■ **WHAT YOU SHOULD DO**
Write out the material exactly, leaving every picture behind.

■ **DATA SECTION**
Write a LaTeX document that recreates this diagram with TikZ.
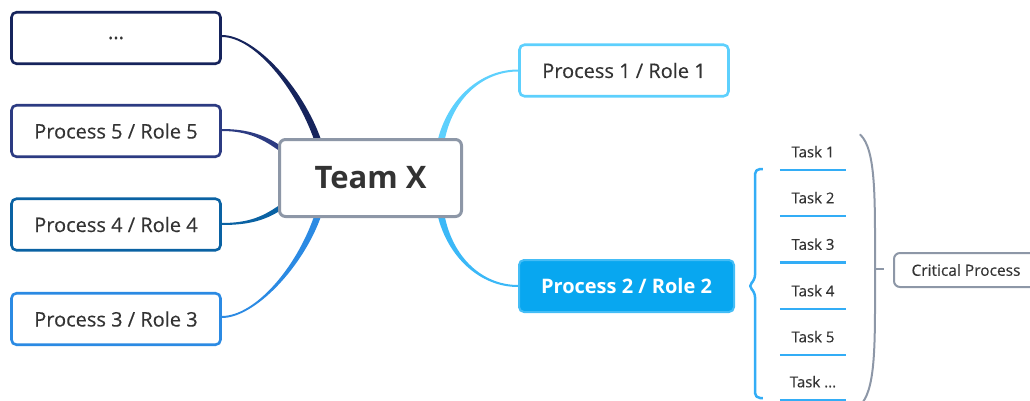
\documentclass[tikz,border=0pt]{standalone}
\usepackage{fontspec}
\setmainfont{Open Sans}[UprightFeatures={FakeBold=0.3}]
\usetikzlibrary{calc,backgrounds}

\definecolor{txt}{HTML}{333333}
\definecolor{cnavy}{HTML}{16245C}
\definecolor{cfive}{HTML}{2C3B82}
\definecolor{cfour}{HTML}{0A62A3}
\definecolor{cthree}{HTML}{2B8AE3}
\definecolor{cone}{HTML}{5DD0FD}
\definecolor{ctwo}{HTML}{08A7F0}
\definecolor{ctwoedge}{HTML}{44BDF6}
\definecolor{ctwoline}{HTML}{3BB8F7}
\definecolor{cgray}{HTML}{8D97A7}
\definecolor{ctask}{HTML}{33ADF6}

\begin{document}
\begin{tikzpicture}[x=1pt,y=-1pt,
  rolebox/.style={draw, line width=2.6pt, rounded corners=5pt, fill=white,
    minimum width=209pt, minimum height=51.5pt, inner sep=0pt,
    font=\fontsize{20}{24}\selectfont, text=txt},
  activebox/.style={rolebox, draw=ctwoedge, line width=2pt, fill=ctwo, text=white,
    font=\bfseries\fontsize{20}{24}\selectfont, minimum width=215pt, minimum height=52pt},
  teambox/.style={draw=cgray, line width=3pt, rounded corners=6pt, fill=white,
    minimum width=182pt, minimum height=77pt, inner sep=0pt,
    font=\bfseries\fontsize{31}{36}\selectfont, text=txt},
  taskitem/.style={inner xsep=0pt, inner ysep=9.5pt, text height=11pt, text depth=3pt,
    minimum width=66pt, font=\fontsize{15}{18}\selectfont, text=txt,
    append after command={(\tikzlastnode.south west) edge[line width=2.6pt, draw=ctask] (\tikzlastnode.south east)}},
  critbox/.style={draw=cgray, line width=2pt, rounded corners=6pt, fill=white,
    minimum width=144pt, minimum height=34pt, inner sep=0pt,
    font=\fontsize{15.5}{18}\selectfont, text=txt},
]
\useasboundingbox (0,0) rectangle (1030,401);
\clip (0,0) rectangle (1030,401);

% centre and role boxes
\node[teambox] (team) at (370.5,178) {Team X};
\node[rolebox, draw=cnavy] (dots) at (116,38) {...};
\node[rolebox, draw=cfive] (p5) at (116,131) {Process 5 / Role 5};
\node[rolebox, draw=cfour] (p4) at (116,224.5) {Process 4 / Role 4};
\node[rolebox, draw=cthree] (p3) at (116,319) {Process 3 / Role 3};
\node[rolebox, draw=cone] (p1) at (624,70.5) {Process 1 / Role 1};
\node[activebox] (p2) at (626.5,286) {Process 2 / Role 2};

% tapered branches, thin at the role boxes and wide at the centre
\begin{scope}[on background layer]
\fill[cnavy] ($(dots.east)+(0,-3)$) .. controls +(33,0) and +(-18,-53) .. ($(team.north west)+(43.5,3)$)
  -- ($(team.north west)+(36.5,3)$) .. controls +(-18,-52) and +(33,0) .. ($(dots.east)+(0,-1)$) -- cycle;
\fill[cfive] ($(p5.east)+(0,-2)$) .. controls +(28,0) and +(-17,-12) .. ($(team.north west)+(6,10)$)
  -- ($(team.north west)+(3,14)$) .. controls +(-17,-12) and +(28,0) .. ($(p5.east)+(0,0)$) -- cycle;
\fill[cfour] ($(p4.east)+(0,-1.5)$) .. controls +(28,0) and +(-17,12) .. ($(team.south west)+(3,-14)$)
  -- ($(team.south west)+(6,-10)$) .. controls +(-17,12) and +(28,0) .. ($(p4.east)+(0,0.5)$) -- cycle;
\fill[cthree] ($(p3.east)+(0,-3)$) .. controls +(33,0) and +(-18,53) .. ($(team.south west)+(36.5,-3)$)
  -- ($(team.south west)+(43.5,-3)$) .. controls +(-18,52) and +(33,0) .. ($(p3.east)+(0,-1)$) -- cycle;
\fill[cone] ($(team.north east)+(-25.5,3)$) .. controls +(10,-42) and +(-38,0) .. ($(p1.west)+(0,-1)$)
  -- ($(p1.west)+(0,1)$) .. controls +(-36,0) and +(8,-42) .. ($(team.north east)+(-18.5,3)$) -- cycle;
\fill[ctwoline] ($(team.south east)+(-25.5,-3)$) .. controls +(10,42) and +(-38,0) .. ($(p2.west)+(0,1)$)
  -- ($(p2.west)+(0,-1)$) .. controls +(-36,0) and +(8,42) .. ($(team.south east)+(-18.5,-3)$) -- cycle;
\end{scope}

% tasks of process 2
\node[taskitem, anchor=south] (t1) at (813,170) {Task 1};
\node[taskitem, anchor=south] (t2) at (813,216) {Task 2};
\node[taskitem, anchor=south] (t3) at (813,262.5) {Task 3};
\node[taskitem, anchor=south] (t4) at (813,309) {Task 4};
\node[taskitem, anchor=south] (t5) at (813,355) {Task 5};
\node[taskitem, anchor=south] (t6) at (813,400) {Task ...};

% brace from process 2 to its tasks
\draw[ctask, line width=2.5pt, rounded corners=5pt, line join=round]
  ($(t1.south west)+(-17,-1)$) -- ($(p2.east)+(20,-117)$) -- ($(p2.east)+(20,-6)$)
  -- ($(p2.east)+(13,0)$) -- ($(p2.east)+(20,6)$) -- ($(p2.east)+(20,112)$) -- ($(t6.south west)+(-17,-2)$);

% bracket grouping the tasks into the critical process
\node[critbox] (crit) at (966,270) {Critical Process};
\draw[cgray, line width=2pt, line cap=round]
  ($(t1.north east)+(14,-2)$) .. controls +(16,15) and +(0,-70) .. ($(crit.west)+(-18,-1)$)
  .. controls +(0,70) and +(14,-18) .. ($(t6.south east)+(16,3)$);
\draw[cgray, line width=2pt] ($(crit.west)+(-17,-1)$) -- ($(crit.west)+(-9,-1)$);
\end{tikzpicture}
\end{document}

■ **IN RESPONSE**
Write a LaTeX document that recreates this diagram with TikZ.
\documentclass[tikz,border=0pt]{standalone}
\usepackage{fontspec}
\setmainfont{Open Sans}[UprightFeatures={FakeBold=0.3}]
\usetikzlibrary{calc,backgrounds}

\definecolor{txt}{HTML}{333333}
\definecolor{cnavy}{HTML}{16245C}
\definecolor{cfive}{HTML}{2C3B82}
\definecolor{cfour}{HTML}{0A62A3}
\definecolor{cthree}{HTML}{2B8AE3}
\definecolor{cone}{HTML}{5DD0FD}
\definecolor{ctwo}{HTML}{08A7F0}
\definecolor{ctwoedge}{HTML}{44BDF6}
\definecolor{ctwoline}{HTML}{3BB8F7}
\definecolor{cgray}{HTML}{8D97A7}
\definecolor{ctask}{HTML}{33ADF6}

\begin{document}
\begin{tikzpicture}[x=1pt,y=-1pt,
  rolebox/.style={draw, line width=2.6pt, rounded corners=5pt, fill=white,
    minimum width=209pt, minimum height=51.5pt, inner sep=0pt,
    font=\fontsize{20}{24}\selectfont, text=txt},
  activebox/.style={rolebox, draw=ctwoedge, line width=2pt, fill=ctwo, text=white,
    font=\bfseries\fontsize{20}{24}\selectfont, minimum width=215pt, minimum height=52pt},
  teambox/.style={draw=cgray, line width=3pt, rounded corners=6pt, fill=white,
    minimum width=182pt, minimum height=77pt, inner sep=0pt,
    font=\bfseries\fontsize{31}{36}\selectfont, text=txt},
  taskitem/.style={inner xsep=0pt, inner ysep=9.5pt, text height=11pt, text depth=3pt,
    minimum width=66pt, font=\fontsize{15}{18}\selectfont, text=txt,
    append after command={(\tikzlastnode.south west) edge[line width=2.6pt, draw=ctask] (\tikzlastnode.south east)}},
  critbox/.style={draw=cgray, line width=2pt, rounded corners=6pt, fill=white,
    minimum width=144pt, minimum height=34pt, inner sep=0pt,
    font=\fontsize{15.5}{18}\selectfont, text=txt},
]
\useasboundingbox (0,0) rectangle (1030,401);
\clip (0,0) rectangle (1030,401);

% centre and role boxes
\node[teambox] (team) at (370.5,178) {Team X};
\node[rolebox, draw=cnavy] (dots) at (116,38) {...};
\node[rolebox, draw=cfive] (p5) at (116,131) {Process 5 / Role 5};
\node[rolebox, draw=cfour] (p4) at (116,224.5) {Process 4 / Role 4};
\node[rolebox, draw=cthree] (p3) at (116,319) {Process 3 / Role 3};
\node[rolebox, draw=cone] (p1) at (624,70.5) {Process 1 / Role 1};
\node[activebox] (p2) at (626.5,286) {Process 2 / Role 2};

% tapered branches, thin at the role boxes and wide at the centre
\begin{scope}[on background layer]
\fill[cnavy] ($(dots.east)+(0,-3)$) .. controls +(33,0) and +(-18,-53) .. ($(team.north west)+(43.5,3)$)
  -- ($(team.north west)+(36.5,3)$) .. controls +(-18,-52) and +(33,0) .. ($(dots.east)+(0,-1)$) -- cycle;
\fill[cfive] ($(p5.east)+(0,-2)$) .. controls +(28,0) and +(-17,-12) .. ($(team.north west)+(6,10)$)
  -- ($(team.north west)+(3,14)$) .. controls +(-17,-12) and +(28,0) .. ($(p5.east)+(0,0)$) -- cycle;
\fill[cfour] ($(p4.east)+(0,-1.5)$) .. controls +(28,0) and +(-17,12) .. ($(team.south west)+(3,-14)$)
  -- ($(team.south west)+(6,-10)$) .. controls +(-17,12) and +(28,0) .. ($(p4.east)+(0,0.5)$) -- cycle;
\fill[cthree] ($(p3.east)+(0,-3)$) .. controls +(33,0) and +(-18,53) .. ($(team.south west)+(36.5,-3)$)
  -- ($(team.south west)+(43.5,-3)$) .. controls +(-18,52) and +(33,0) .. ($(p3.east)+(0,-1)$) -- cycle;
\fill[cone] ($(team.north east)+(-25.5,3)$) .. controls +(10,-42) and +(-38,0) .. ($(p1.west)+(0,-1)$)
  -- ($(p1.west)+(0,1)$) .. controls +(-36,0) and +(8,-42) .. ($(team.north east)+(-18.5,3)$) -- cycle;
\fill[ctwoline] ($(team.south east)+(-25.5,-3)$) .. controls +(10,42) and +(-38,0) .. ($(p2.west)+(0,1)$)
  -- ($(p2.west)+(0,-1)$) .. controls +(-36,0) and +(8,42) .. ($(team.south east)+(-18.5,-3)$) -- cycle;
\end{scope}

% tasks of process 2
\node[taskitem, anchor=south] (t1) at (813,170) {Task 1};
\node[taskitem, anchor=south] (t2) at (813,216) {Task 2};
\node[taskitem, anchor=south] (t3) at (813,262.5) {Task 3};
\node[taskitem, anchor=south] (t4) at (813,309) {Task 4};
\node[taskitem, anchor=south] (t5) at (813,355) {Task 5};
\node[taskitem, anchor=south] (t6) at (813,400) {Task ...};

% brace from process 2 to its tasks
\draw[ctask, line width=2.5pt, rounded corners=5pt, line join=round]
  ($(t1.south west)+(-17,-1)$) -- ($(p2.east)+(20,-117)$) -- ($(p2.east)+(20,-6)$)
  -- ($(p2.east)+(13,0)$) -- ($(p2.east)+(20,6)$) -- ($(p2.east)+(20,112)$) -- ($(t6.south west)+(-17,-2)$);

% bracket grouping the tasks into the critical process
\node[critbox] (crit) at (966,270) {Critical Process};
\draw[cgray, line width=2pt, line cap=round]
  ($(t1.north east)+(14,-2)$) .. controls +(16,15) and +(0,-70) .. ($(crit.west)+(-18,-1)$)
  .. controls +(0,70) and +(14,-18) .. ($(t6.south east)+(16,3)$);
\draw[cgray, line width=2pt] ($(crit.west)+(-17,-1)$) -- ($(crit.west)+(-9,-1)$);
\end{tikzpicture}
\end{document}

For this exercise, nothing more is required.